Probability of ending up in a group A friend of mine asked me this question, but I'm not an expert in discrete probability or combinatorics.

40 people are divided into four groups of 10 with equal probability. Of the 40 people there are three friends. What would the probability be that exactly two out of the three friends end up in the same group?

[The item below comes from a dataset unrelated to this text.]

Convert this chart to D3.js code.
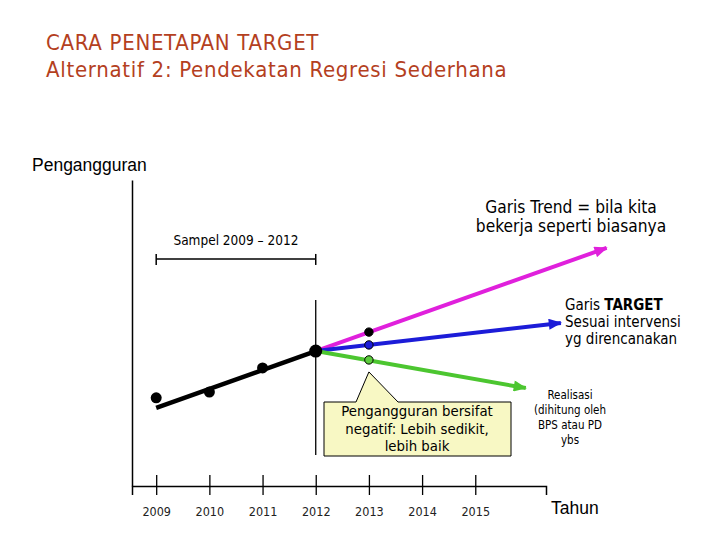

I have tried a couple of methods but can't convince myself that any of them are correct.
Attempt: One of the three friends are placed in any of the groups. The probability of the second friend ending up in the same group is $\frac{9}{39}$ and the probability that the last of the friends ends up in another group is $\frac{30}{38}$. Since there are three friends we multiply with 3 and we get
$$P(\text{exactly two friends in same group})=3\cdot\frac{9}{39}\cdot\frac{30}{38}\approx 0.55.$$
Is this correct?
 A: You are correct.
Here is a different way to approach the problem. You can count the number of ways to choose teams that result in two friends together and the third apart, and then divide by the total number of ways. I will assume that the order within a team does not matter, and that the teams themselves are unordered (there is no first/second/third/fourth team).

*

*There are $\binom32$ ways to choose the pair of friends that will be together.


*There are $\binom{37}8$ ways to choose the other eight people on the team with the pair of friends.


*There are $\binom{29}{9}$ ways to choose the other nine people on the team with the lonely friend.


*There are two teams of ten remaining to choose. This can be done in $\frac12\binom{20}{10}$ ways; you need to divide by $2$, because in our counting method, the order of the teams does not matter. Alternatively, you can choose some particular person $x$ from the reamining $20$ people, and argue there are $\binom{19}{9}$ ways to choose the teammates of $x$ (note that $\binom{19}9=\frac12\binom{20}{10}$).
We then multiply these factors all together, and divide by the total number of ways to divide $40$ people into four unlabeled teams of ten, which is $\frac1{4!}\frac{40!}{(10!)^4}$. Again, we divide by $4!$ because the teams are unordered. The result is equal to $135/247$, exactly matching your computation. Wolfram|Alpha confirmation.